Background: The dose of milrinone should be reduced in patients with renal failure. However, there is little data examining the relationship between plasma concentration of milrinone (pCmil) and renal function in intravenous infusion.

Methods: We evaluated the pCmil relative to renal function during intravenous infusion. We enrolled 10 heart failure patients. Milrinone was continuously infused at a rate of 0.2 μg/kg/min. Blood samples were collected at 6, 12, 24, and 48 h after the beginning of infusion. Urine was sampled during the first 24 h to calculate creatinine clearance (CLcr) and renal clearance of milrinone (rCLmil).

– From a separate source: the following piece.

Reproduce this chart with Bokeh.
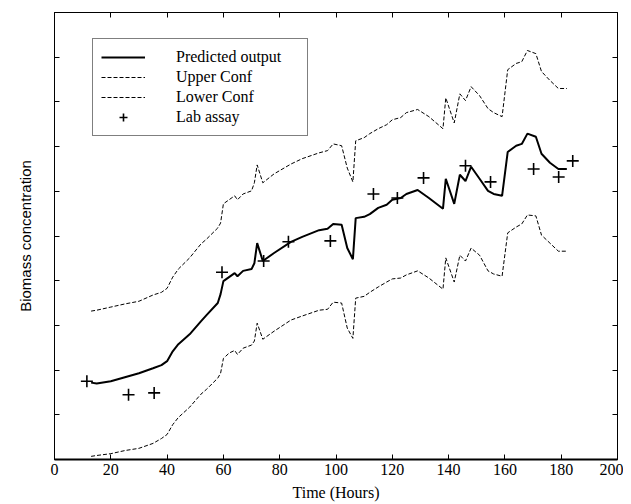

Results: The pCmil exhibited stability over 6 h after the beginning of infusion. During the first 24 h, CLcr and rCLmil were 62.2±30.6 ml/min and 1.67±0.77 ml/kg/min (106.2±60.3 ml/min), respectively. The rCLmil was highly correlated with CLcr. Y=1.77X−3.89 (X, CLcr; Y, rCLmil; R2=0.809, P<0.0001). Significant correlations were observed between CLcr and the plasma concentration during the continuous infusion. This correlation was expressed as the equation Y=51.1 × (BW/X)+28.2 (X; CLcr, Y; plasma concentration; BW, body weight; R2=0.695, P<0.01).

Conclusion: The pCmil exhibited stability 6 h or later after the continuous infusion of milrinone 0.2 μg/kg/min. The pCmil can be estimated by the value of CLcr and BW.